I certainly respect the opinions of others living and dead – which includes traditions. I would never lightly ignore the consensus of my community. The books of the Bible were chosen by an agreed upon consensus of what books were revelation from God. The New Testament was specifically formed by an agreed upon consensus of what books were written by an apostles or under the authority of an apostle – giving the author the authority to speak on behalf of Jesus. There was a consensus that Paul and James had apostolic authority. Orthodox Christianity is a consensus of what early Christians believed about Jesus and his teachings. These beliefs developed over time often in response to opposing views; they were not forced upon the Church by a central authority. Yet though I respect the consensus I must relate to God as an individual, and as my creator only God has final authority over me. Consensus can guide me, but I must make my own decisions. Therefore I respect the individualism of others; I respect the individual’s right to reject the leadership of their community.
So what does this mean for the organization of the Church and governance of those institutions we call churches? The Church should organize in ways that encourage individual participation; our institutions should no longer be structured in ways that create a separation between the institution and the people it is intended to represent. It is this separation which creates a two class system of clergy and laity. There are those who serve and those who are served. This has led to a situation in which most Christians act like consumers, church planters are entrepreneurs, and pastors are managers, head pastors are CEOs – which would be fine if churches were businesses. Unfortunately more and more American churches seem to be organizing themselves like businesses. In the past most churches organized themselves after the dominant models of imperialism and feudalism. But during the reformation a more democratic form of church governance emerged in Presbyterianism and Congregationalism. And many people from those church traditions which brought these systems to North America are proud of the influence it had upon the establishment of democracy in the United States. But this form of democracy is already outdated; we have more advanced ways and a better understanding of how to engage the members of a society.
One way of finding out what people really want is let them have the freedom to choose; people will vote by using their resources in the way they most value. However churches may not actually accomplish the mission of the Church simply by doing whatever it is people like best. And as I said we want participants, not just consumers. How do you organize a church like that? I talked about this in the last post when I discussed the starfish organizational model. Research that idea and similar ideas, such as open source, open government, and crowd sourcing, and you’ll find out how this type of thinking is affecting the organizational models of many institutions today – even governments around the world are using technology like wikis to get immediate input from their citizens. Likewise churches should use technology to make their organizations more transparent and encourage participation.

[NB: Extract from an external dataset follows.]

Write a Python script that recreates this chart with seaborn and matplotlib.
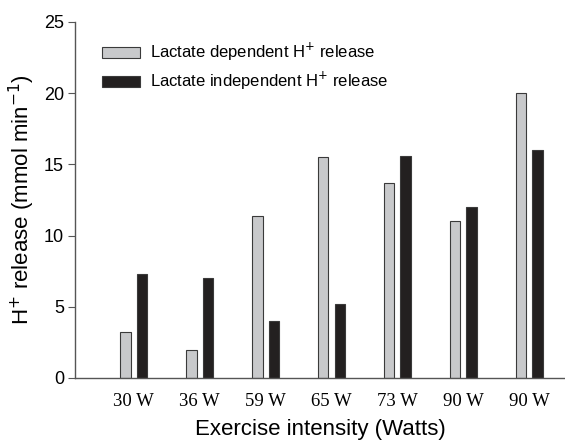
import matplotlib
matplotlib.use("Agg")
import matplotlib.pyplot as plt
import seaborn as sns
import pandas as pd

categories = ["30 W", "36 W", "59 W", "65 W", "73 W", "90 W", "90 W "]
tick_labels = ["30 W", "36 W", "59 W", "65 W", "73 W", "90 W", "90 W"]
lactate_dependent = [3.2, 2.0, 11.4, 15.5, 13.7, 11.0, 20.0]
lactate_independent = [7.3, 7.0, 4.0, 5.2, 15.6, 12.0, 16.0]
series_names = ["Lactate dependent H$^{+}$ release", "Lactate independent H$^{+}$ release"]

rows = []
for c, v in zip(categories, lactate_dependent):
    rows.append({"cat": c, "val": v, "series": series_names[0]})
for c, v in zip(categories, lactate_independent):
    rows.append({"cat": c, "val": v, "series": series_names[1]})
df = pd.DataFrame(rows)

sns.set_theme(style="ticks")
plt.rcParams["font.family"] = ["Liberation Sans", "DejaVu Sans"]
plt.rcParams["text.color"] = "black"
plt.rcParams["axes.labelcolor"] = "black"
plt.rcParams["xtick.color"] = "black"
plt.rcParams["ytick.color"] = "black"

fig = plt.figure(figsize=(5.65, 4.43), dpi=100)
ax = fig.add_axes([75/565, 1 - 378/443, 1 - 75/565, (378 - 22)/443])

sns.barplot(data=df, x="cat", y="val", hue="series", order=categories,
            palette=["#c8c9cb", "#231f20"], width=0.5, gap=0.37,
            edgecolor="#3a3a3a", linewidth=0.8, ax=ax, legend=True)

ax.set_ylim(0, 25)
ax.set_yticks([0, 5, 10, 15, 20, 25])
ax.set_xlim(-0.894, 6.545)
ax.set_xticks(range(len(categories)))
ax.set_xticklabels(tick_labels, family=["Liberation Serif", "DejaVu Serif"], fontsize=13.5)
ax.tick_params(axis="x", length=0, pad=11)
ax.tick_params(axis="y", length=5, width=0.8, labelsize=13, color="#555555", pad=3)
for s in ["top", "right"]:
    ax.spines[s].set_visible(False)
for s in ["left", "bottom"]:
    ax.spines[s].set_color("#555555")
    ax.spines[s].set_linewidth(1.0)

ax.set_xlabel("Exercise intensity (Watts)", fontsize=16, labelpad=6)
ax.set_ylabel("H$^{+}$ release (mmol min$^{-1}$)", fontsize=16, labelpad=5)

leg = ax.legend(loc="upper left", bbox_to_anchor=(0.041, 0.965), frameon=False,
                fontsize=12, handlelength=2.3, handleheight=0.6, labelspacing=0.4,
                handletextpad=0.6, borderaxespad=0)

fig.savefig("out.png", dpi=100)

There are other ways to make churches more participatory that include using old ‘technologies’. Corporate worship should be structured in ways that encourage participation and interdependence. We need to move away from the modern professional performance model. One way to do this is by adopting liturgical practices from the past (which I’ve written about). We could also look to a folk art model. Making church more participatory means adopting a variety of teaching models and taking discipleship beyond the classroom. And it involves changing our attitude of what churches are for; churches do not exist to do the work of the Church, they exist to equip the people who make up the Church to do the work of the Church. This means church leaders need to figure out better ways to train their congregations to do the work and then trust them to do it; stop trying to be in control, stop trying to measure, stop trying to get credit. It means we need to stop thinking that only the work of an institutional church constitutes the work of the Church, and that a person has to be involved with an institutional church to be involved with the Church.

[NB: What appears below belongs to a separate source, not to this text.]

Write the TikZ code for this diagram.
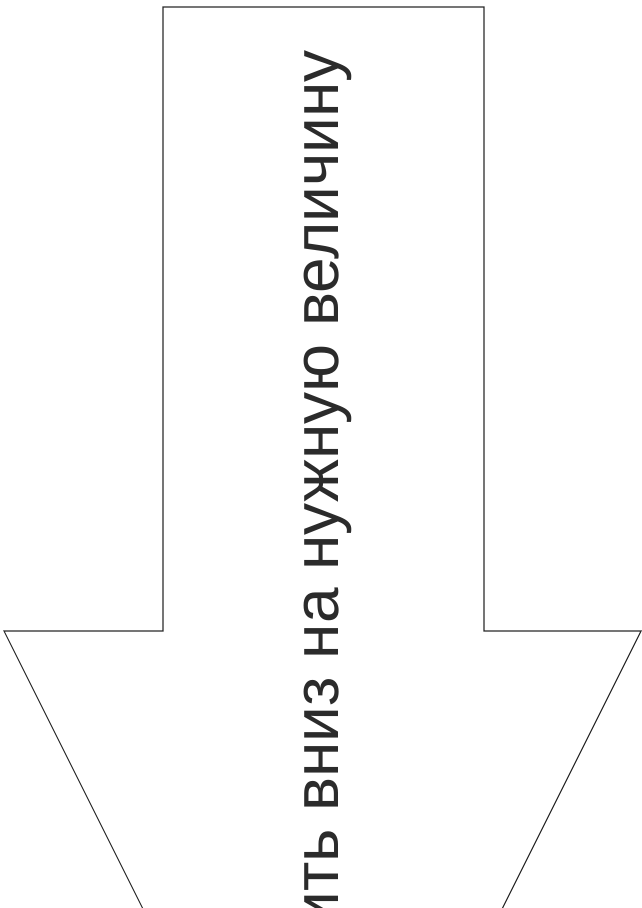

Though the Church should never rule through force, at the local level a church is certainly justified in excluding those who violate its values and mission, especially those who hurt others. When it is used it should be more a means of protecting others in a church, not punishing the one excluded. As a form of discipline exclusion has very limited power. The Church in Corinth could actually kick someone out of the entire Church community; the man they kicked out couldn’t just go down the street to another community that didn’t know he was sleeping with his father’s wife. But that’s not the case today. No church in America today has this ability. For which I’m glad, because those communities today which do have some power to use exclusion as a meaningful punishment tend to have leaders who use that power for their own selfish means. These are generally “tribes” which are poorly integrated into the broader society.

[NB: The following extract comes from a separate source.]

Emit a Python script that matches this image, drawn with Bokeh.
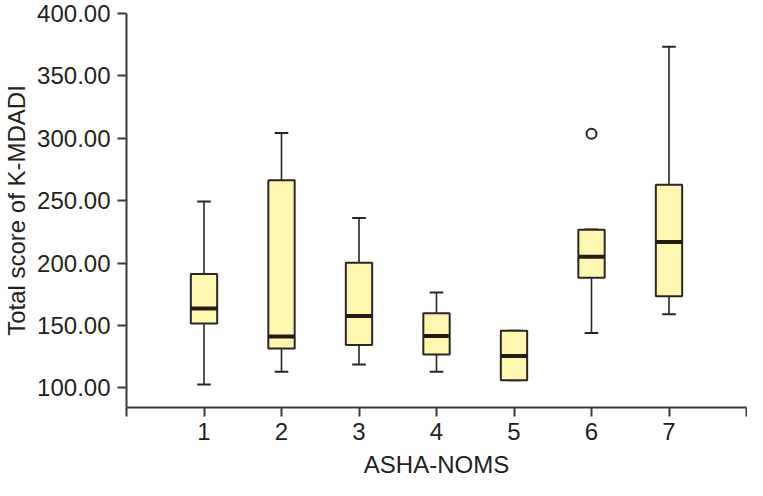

There are many people today who tell us our society is returning to a form of tribalism. Those opposed to individualism seem to be drawn to this idea of tribalism, which they equate with community. To begin with I don’t think we are returning to tribalism – niche marketing is not tribalism. But more importantly a return to tribalism would be terrible. Tribes have their benefits – especially if you’re a hunter-gatherer, sustenance farmer, or need protection because you live in a society with a large amount of conflict – but the drawbacks far outweigh the benefits. To begin with tribalism keeps your society from developing into a society with less conflict. Societies based upon tribes do not cooperate well with others, so they rarely trade. They don’t pursue mutually beneficial outcomes – when they want something someone else has they fight. Tribes are a way of prejudging and excluding others simply because they are not related. Tribes are not based upon shared values. They are arbitrary connections – some of these connections may be good, but many will be with people who have little or no merit, who do not share our values, who do not deserve our loyalty. (This doesn’t mean we shouldn’t love them, just that we should not bind ourselves to them.) Because tribe members are not good at interacting with outsiders, let alone integrating, tribes are able to enforce burdensome customs and practices because the cost of disobedience is so great. The collective power of a tribe forces people into terrible situations.
Community is wonderful, but a tribe is hardly the only form of community. It is not a metaphor the Church should use, because we are to be a body made up of every tribe, tongue and nation.
Our churches should be structured in such a way that we encourage individual participation, growth and responsibility. Our institutions should not create atmospheres where unquestioning conformity is demanded or coerced. Our communities should encourage freedom of thought, even though this will mean that we at times realize we do not always have shared values and mission, and should therefore go our separate ways. Any institution which actually cares about the people it claims to represent and serve will not seek to force those people to participate in and support that institution against their will. The leaders of church institutions should seek to build institutions made up of like-minded people with shared values and a shared mission to do the work of the Church. And if a person doesn’t want to be a part of your institution it doesn’t mean they aren’t a part of the Church.